__Problem statement__: Your copy should be exact, beginning at the line containing "Recreate this image" and ending at the line containing "const plotLeft = 64, plotTop", with both lines kept and every picture dropped.

__Records for the task__:

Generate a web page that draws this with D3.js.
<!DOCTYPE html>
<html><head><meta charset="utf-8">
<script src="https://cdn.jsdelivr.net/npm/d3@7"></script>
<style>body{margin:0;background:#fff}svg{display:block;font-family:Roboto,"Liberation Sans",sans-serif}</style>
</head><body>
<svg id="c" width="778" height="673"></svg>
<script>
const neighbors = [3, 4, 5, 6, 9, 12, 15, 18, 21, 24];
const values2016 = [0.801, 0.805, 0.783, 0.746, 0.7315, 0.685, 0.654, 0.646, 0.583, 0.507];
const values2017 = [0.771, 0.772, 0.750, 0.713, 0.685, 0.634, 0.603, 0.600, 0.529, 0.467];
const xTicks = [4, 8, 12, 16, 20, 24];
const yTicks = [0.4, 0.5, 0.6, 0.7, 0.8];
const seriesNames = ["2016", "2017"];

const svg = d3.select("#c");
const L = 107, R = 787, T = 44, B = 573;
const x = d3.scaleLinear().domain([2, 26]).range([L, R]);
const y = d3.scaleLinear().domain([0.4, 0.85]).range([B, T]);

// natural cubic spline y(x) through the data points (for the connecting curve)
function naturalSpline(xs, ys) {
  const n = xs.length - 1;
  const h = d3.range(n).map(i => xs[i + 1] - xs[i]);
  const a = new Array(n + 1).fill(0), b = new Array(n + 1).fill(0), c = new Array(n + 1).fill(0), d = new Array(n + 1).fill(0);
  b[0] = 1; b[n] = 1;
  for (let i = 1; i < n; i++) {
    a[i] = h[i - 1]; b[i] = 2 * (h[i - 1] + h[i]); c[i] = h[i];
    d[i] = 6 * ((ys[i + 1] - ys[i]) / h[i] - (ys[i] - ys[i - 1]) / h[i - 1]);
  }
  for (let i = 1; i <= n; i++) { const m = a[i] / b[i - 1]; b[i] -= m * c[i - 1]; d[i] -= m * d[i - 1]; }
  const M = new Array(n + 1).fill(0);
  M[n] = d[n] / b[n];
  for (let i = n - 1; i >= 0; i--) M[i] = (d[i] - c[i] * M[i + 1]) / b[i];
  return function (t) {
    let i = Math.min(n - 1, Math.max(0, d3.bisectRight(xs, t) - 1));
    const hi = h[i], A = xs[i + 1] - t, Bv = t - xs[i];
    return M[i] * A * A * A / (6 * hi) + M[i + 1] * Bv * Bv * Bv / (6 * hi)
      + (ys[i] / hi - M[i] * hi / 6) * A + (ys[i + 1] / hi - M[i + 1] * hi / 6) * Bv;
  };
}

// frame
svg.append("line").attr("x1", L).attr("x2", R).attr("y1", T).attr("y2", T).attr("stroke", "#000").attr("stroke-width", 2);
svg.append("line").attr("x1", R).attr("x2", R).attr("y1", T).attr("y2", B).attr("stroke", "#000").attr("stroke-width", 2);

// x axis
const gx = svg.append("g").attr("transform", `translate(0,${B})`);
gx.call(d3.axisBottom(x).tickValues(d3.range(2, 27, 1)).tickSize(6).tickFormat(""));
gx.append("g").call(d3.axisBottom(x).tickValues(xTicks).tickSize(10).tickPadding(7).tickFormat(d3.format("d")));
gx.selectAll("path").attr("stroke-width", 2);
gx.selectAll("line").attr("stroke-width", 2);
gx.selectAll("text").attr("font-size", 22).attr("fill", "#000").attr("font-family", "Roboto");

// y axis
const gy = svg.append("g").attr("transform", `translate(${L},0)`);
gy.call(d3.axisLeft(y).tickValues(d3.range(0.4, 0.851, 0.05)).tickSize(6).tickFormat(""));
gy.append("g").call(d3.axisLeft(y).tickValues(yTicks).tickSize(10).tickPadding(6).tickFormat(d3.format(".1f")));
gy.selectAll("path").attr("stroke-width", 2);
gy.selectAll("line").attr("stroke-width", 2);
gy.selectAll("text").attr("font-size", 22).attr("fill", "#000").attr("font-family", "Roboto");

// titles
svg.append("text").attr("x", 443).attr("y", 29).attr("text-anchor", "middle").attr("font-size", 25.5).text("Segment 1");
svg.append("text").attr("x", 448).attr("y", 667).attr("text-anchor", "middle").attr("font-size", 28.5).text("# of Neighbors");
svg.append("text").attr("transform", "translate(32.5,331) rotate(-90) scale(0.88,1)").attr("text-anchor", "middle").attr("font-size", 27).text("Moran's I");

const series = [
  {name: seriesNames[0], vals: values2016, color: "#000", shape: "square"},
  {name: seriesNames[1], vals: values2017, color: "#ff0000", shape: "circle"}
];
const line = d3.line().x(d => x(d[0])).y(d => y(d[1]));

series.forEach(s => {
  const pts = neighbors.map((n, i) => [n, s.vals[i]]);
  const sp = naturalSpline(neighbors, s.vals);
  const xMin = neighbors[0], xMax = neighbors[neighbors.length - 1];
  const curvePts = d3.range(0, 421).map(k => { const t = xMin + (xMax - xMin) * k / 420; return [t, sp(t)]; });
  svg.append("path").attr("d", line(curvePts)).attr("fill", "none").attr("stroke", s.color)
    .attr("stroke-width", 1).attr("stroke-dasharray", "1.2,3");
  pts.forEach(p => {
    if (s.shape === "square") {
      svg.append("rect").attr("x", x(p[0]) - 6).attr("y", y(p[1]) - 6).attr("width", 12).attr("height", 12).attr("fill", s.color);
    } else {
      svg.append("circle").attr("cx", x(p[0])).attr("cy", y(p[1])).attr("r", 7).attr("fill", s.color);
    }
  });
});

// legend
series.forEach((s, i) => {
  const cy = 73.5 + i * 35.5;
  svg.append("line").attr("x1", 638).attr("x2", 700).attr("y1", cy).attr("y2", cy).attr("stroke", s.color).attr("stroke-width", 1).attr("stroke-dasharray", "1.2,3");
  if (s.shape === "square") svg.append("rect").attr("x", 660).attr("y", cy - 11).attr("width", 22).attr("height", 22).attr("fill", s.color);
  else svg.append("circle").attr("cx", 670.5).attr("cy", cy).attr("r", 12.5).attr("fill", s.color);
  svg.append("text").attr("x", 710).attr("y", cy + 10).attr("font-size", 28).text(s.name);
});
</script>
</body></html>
==
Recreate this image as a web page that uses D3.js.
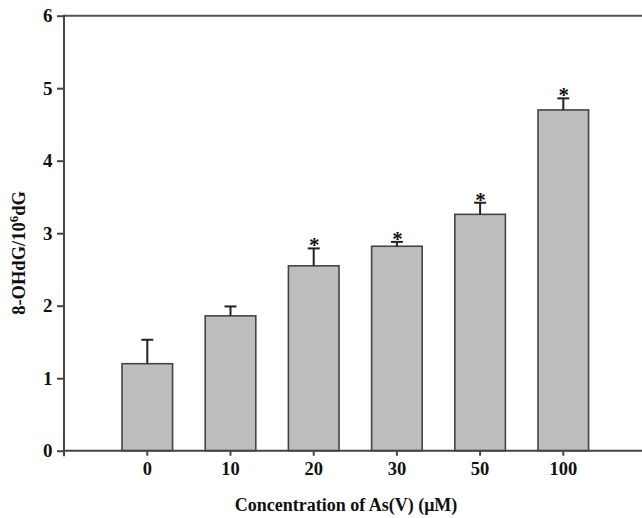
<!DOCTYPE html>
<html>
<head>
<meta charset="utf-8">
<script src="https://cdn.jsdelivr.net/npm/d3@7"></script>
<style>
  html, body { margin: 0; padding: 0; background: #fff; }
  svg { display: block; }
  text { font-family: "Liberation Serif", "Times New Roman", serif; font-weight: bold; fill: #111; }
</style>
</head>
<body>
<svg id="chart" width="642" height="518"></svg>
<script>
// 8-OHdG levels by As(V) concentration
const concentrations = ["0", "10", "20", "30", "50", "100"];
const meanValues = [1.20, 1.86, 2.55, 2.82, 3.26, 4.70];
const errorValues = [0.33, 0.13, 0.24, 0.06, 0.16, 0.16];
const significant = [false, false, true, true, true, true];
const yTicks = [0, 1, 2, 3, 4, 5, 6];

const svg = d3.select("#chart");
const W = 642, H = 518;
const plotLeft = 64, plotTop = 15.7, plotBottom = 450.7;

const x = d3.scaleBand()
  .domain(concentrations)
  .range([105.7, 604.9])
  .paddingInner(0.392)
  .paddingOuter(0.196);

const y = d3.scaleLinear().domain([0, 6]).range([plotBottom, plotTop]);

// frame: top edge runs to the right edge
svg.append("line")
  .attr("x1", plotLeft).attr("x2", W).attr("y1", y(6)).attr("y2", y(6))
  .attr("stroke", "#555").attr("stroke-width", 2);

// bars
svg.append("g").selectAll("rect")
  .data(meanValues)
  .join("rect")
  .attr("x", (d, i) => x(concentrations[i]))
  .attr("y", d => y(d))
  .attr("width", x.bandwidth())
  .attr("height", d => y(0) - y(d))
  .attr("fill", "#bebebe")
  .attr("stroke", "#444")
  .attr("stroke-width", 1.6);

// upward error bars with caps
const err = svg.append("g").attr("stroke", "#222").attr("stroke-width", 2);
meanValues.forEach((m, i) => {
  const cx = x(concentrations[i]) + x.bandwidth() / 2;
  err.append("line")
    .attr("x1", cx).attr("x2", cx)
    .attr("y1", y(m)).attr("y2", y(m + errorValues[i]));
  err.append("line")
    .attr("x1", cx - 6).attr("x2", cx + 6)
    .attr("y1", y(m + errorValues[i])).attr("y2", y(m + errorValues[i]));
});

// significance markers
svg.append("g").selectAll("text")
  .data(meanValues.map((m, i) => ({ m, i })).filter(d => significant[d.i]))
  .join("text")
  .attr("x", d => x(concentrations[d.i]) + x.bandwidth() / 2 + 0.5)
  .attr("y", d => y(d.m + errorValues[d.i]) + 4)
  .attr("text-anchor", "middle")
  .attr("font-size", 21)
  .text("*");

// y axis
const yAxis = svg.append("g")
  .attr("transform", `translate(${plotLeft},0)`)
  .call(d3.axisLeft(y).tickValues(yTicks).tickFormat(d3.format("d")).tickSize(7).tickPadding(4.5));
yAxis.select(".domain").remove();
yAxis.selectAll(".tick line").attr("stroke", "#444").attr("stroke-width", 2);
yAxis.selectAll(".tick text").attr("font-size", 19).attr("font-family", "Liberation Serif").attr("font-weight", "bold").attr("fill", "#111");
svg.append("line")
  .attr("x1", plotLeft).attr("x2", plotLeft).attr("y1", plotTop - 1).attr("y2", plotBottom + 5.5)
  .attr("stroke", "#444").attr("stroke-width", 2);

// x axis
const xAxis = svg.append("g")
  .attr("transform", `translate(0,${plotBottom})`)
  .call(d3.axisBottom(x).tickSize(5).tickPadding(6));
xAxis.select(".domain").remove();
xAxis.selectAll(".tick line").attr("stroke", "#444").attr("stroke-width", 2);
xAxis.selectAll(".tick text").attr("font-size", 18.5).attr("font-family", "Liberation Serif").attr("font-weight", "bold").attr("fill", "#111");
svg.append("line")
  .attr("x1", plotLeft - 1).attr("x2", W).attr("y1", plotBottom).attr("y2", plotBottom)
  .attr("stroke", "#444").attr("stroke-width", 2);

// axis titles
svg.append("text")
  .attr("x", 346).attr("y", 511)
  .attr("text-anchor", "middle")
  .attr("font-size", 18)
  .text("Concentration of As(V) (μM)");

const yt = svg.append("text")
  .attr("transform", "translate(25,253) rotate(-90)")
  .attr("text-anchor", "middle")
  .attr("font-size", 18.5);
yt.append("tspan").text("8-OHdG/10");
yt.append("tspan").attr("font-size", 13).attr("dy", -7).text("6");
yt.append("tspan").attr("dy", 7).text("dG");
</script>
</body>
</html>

__Exercise response__:
Recreate this image as a web page that uses D3.js.
<!DOCTYPE html>
<html>
<head>
<meta charset="utf-8">
<script src="https://cdn.jsdelivr.net/npm/d3@7"></script>
<style>
  html, body { margin: 0; padding: 0; background: #fff; }
  svg { display: block; }
  text { font-family: "Liberation Serif", "Times New Roman", serif; font-weight: bold; fill: #111; }
</style>
</head>
<body>
<svg id="chart" width="642" height="518"></svg>
<script>
// 8-OHdG levels by As(V) concentration
const concentrations = ["0", "10", "20", "30", "50", "100"];
const meanValues = [1.20, 1.86, 2.55, 2.82, 3.26, 4.70];
const errorValues = [0.33, 0.13, 0.24, 0.06, 0.16, 0.16];
const significant = [false, false, true, true, true, true];
const yTicks = [0, 1, 2, 3, 4, 5, 6];

const svg = d3.select("#chart");
const W = 642, H = 518;
const plotLeft = 64, plotTop = 15.7, plotBottom = 450.7;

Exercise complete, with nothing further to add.